Do this:
Starting at the line that contains "Write the Apache ECharts code for this chart." and stopping after the line that contains "2395, 2356, 2325];", copy the lines exactly. Pictures are left out.

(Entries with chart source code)
----

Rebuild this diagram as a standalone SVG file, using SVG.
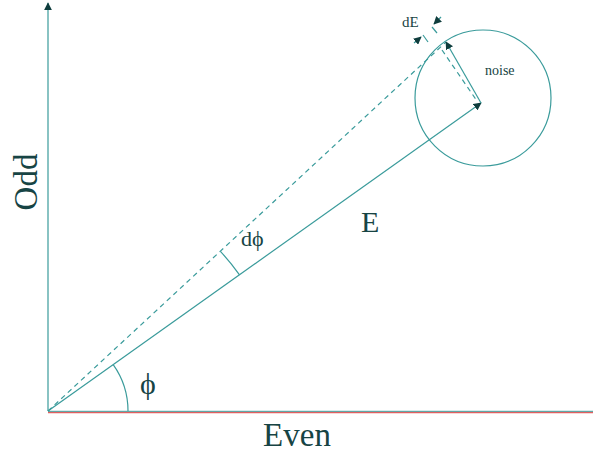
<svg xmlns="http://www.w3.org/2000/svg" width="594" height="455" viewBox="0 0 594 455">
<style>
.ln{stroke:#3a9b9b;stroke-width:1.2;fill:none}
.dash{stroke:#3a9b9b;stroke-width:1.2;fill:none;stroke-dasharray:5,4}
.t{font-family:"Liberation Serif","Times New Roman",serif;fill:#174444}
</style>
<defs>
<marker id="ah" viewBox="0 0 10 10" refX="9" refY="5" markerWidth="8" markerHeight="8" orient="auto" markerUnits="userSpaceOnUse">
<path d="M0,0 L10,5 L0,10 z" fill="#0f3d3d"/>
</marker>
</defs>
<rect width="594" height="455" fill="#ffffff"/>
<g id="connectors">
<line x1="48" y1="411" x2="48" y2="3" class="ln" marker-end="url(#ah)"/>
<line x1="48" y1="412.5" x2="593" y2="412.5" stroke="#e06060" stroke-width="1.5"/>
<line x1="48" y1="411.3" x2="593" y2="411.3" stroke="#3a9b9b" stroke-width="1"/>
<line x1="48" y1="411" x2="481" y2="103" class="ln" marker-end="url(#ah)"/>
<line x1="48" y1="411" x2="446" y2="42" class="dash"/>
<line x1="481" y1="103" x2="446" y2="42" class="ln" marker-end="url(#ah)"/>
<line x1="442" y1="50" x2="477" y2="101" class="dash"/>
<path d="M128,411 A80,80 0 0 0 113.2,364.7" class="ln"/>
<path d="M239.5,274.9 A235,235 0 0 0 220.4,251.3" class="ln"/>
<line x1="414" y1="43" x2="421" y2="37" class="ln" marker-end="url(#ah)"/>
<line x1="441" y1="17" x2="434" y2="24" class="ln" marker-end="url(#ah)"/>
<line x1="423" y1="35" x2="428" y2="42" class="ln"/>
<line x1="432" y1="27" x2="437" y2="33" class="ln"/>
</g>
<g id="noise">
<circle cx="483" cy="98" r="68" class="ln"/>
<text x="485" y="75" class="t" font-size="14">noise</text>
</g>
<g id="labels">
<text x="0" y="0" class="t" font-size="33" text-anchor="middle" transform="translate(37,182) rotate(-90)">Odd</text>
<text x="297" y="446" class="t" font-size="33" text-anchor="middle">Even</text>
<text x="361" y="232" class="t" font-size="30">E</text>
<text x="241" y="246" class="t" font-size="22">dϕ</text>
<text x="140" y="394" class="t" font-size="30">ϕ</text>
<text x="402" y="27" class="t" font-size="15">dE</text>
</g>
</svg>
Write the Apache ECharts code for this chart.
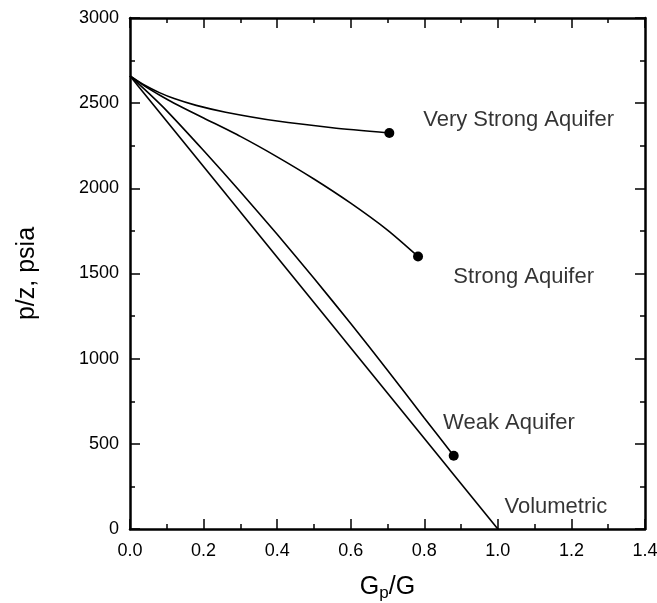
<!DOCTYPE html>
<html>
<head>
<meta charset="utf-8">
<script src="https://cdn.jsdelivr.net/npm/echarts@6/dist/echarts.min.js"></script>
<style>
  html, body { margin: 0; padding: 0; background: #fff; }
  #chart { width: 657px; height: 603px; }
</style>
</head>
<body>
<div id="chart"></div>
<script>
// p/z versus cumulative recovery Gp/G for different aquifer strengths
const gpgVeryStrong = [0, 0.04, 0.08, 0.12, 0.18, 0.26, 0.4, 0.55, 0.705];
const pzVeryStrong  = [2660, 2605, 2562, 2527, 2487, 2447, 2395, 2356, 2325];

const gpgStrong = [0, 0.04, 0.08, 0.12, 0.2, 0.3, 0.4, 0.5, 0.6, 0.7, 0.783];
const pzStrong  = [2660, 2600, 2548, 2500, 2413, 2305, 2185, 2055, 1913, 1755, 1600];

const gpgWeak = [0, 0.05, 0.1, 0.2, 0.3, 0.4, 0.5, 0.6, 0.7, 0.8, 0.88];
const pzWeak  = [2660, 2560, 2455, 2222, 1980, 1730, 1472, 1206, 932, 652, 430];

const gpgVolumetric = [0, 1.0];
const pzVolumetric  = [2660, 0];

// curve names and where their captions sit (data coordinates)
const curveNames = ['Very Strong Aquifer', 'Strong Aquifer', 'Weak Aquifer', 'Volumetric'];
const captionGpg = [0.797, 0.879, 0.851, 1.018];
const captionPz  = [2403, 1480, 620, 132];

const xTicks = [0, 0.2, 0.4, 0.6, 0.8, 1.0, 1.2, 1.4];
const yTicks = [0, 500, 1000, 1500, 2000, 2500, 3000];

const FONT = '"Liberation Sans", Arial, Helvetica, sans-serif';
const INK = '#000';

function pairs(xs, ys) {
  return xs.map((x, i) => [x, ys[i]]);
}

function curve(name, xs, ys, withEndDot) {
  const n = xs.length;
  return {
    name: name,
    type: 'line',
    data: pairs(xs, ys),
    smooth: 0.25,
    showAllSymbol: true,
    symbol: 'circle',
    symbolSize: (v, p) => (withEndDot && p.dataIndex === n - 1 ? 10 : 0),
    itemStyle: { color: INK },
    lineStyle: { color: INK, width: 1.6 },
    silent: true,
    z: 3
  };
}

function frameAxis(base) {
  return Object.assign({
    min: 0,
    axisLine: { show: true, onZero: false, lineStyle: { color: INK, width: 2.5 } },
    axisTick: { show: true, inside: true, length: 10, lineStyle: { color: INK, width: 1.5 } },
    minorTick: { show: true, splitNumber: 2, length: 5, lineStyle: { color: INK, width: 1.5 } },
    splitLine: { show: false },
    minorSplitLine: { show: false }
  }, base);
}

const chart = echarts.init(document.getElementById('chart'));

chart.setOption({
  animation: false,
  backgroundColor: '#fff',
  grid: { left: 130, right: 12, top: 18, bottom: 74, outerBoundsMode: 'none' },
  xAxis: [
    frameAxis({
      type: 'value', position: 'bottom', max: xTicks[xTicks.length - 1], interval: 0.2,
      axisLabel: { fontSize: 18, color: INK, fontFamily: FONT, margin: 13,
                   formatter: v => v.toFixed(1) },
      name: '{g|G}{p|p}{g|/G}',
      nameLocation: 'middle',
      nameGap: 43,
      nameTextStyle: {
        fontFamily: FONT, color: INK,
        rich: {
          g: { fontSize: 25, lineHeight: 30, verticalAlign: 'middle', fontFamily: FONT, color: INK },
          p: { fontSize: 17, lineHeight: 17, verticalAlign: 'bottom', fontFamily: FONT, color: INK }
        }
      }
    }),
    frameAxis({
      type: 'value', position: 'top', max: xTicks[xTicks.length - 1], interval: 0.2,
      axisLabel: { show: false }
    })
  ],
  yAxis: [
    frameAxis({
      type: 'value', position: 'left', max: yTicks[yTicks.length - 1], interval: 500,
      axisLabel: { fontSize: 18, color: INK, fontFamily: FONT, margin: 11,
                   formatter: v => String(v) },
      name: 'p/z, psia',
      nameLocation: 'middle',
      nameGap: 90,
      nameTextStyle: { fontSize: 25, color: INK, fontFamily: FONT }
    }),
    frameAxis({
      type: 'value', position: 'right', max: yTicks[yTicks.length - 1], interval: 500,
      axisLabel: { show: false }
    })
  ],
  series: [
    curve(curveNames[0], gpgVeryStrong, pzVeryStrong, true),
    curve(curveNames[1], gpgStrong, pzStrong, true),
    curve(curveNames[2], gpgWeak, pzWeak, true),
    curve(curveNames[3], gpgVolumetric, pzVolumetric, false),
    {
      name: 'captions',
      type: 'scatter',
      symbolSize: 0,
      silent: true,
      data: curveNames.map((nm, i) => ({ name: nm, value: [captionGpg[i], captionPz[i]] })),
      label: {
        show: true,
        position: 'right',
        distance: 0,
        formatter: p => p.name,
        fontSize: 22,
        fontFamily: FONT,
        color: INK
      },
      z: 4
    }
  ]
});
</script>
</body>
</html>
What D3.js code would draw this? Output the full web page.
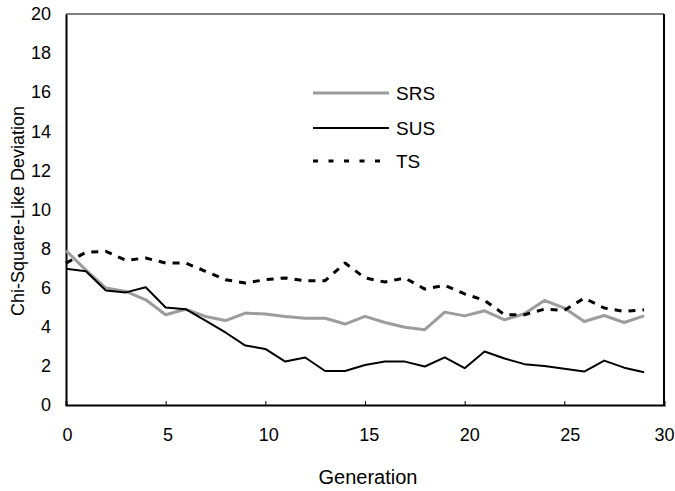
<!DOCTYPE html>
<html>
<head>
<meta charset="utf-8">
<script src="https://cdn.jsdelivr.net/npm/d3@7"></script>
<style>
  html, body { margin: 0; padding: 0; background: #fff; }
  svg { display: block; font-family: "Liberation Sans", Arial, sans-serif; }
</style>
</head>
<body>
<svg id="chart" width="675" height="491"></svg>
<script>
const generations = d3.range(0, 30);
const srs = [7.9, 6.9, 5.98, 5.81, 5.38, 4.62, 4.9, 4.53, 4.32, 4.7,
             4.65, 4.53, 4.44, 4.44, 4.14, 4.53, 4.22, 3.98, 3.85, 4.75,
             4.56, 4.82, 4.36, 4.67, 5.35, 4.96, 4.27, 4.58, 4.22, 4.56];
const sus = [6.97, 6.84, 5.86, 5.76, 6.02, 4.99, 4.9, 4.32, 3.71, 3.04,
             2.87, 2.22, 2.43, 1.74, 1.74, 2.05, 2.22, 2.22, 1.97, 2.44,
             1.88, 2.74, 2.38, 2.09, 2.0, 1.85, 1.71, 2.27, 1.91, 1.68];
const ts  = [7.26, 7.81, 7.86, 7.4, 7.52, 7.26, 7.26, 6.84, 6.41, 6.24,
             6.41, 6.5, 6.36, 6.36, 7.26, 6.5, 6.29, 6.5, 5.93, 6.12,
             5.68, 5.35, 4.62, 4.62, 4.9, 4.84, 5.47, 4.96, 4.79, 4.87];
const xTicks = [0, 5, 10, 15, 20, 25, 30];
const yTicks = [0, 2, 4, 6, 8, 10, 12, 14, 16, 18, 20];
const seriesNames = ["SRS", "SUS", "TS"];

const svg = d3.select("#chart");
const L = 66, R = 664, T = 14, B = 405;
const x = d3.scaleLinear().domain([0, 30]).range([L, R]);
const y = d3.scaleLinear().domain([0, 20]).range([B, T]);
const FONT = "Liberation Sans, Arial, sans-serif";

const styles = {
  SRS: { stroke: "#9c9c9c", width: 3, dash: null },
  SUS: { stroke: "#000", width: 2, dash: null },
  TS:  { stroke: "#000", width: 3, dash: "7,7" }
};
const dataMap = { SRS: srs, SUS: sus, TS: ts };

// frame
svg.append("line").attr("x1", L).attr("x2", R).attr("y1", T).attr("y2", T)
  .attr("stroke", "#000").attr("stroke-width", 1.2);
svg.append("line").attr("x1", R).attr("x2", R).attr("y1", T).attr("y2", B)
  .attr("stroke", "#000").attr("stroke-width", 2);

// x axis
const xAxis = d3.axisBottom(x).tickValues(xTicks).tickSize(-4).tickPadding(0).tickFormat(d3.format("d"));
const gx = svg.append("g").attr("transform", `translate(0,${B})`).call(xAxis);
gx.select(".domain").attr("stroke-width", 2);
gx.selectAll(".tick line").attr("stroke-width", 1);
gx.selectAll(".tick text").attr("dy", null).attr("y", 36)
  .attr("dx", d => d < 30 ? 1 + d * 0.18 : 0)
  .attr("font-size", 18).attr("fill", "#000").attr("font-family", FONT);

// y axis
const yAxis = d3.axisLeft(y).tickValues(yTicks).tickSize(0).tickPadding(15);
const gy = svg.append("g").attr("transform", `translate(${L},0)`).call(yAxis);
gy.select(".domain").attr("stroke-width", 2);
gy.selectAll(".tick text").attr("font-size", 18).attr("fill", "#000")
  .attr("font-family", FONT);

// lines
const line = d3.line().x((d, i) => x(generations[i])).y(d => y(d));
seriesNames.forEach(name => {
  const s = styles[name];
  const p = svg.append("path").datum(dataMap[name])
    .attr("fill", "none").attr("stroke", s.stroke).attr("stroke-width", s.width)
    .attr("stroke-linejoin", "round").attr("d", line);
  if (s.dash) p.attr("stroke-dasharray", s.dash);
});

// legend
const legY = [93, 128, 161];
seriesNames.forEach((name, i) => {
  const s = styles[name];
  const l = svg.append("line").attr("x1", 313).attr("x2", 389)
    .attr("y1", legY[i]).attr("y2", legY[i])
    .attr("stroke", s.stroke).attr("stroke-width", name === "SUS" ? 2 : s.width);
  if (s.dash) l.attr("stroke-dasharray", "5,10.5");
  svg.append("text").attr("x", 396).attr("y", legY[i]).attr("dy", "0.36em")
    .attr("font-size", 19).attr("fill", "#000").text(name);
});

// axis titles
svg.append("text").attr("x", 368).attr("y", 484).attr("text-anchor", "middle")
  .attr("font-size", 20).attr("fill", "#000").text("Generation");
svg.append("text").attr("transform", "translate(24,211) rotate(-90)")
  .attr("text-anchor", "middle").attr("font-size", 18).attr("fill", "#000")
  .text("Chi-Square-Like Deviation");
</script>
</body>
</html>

----

Task output:
Write the Apache ECharts code for this chart.
<!DOCTYPE html>
<html>
<head>
<meta charset="utf-8">
<script src="https://cdn.jsdelivr.net/npm/echarts@6/dist/echarts.min.js"></script>
<style>
  html, body { margin: 0; padding: 0; background: #fff; }
  #chart { width: 657px; height: 603px; }
</style>
</head>
<body>
<div id="chart"></div>
<script>
// p/z versus cumulative recovery Gp/G for different aquifer strengths
const gpgVeryStrong = [0, 0.04, 0.08, 0.12, 0.18, 0.26, 0.4, 0.55, 0.705];
const pzVeryStrong  = [2660, 2605, 2562, 2527, 2487, 2447, 2395, 2356, 2325];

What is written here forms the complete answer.